I just reread 'Between Shades of Gray' for a book club, and the physical deprivation Andrius faces is what stuck with me most this time. It's one thing to read about cold and hunger in theory, but Sepetys makes you feel the gnawing in your own stomach, the way the cold seeps into your bones and never leaves. The constant scramble for a scrap of bread or a piece of bark to eat isn't just survival; it's a grinding humiliation designed to break their spirit.
But honestly, I think the psychological challenge of protecting his mother while being essentially powerless is even sharper. He's a teenager forced into a man's role, watching her be degraded and knowing he can't stop it without getting them both killed. That tension between his fierce love and his practical impotence is brutal. It changes him from a carefree boy into someone hardened and strategic, but you see that core of decency never fully extinguishes.
What gets me is how his challenges aren't resolved with a single brave act. It's a marathon of small, desperate choices under a system engineered to crush hope.
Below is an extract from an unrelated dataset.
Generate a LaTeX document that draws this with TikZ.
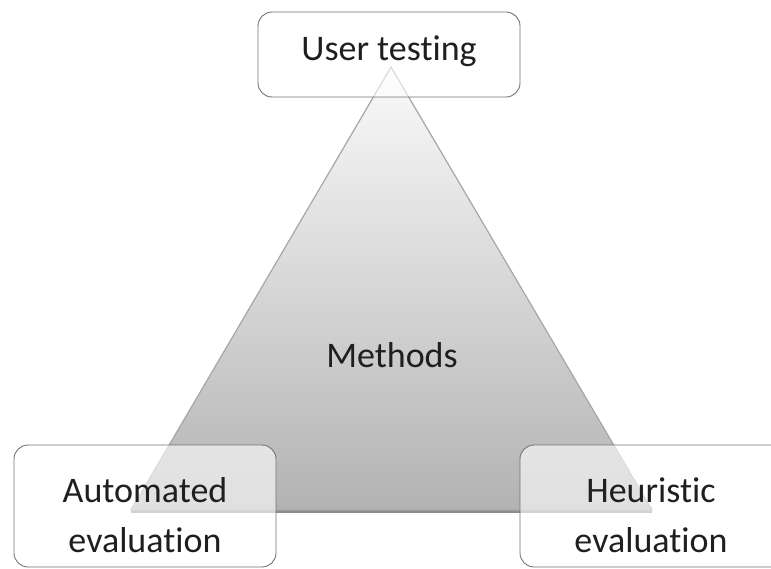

Let me clear this up right away—Andrius is absolutely a fictional character in Ruta Sepetys's novel 'Between Shades of Gray'. That book is historical fiction, so all the main characters we follow through the Soviet deportations are invented to represent the countless real victims whose stories were erased.
I think where people get tripped up is that the setting and events are so brutally real. The Lithuanian deportations to Siberian labor camps in 1941 happened. But characters like Lina, her family, and Andrius were crafted by Sepetys to give us a window into that history. Andrius, as the more street-smart teen who helps Lina survive, feels incredibly authentic because he's built from the archetype of those who had to adapt quickly to unimaginable cruelty.
It's a testament to the writing that he feels like he could've walked out of a history book. But nope, you won't find his name in the archives. He serves the story's emotional truth, not its literal biography.
Still, knowing he's fictional doesn't make his sections any less harrowing to read.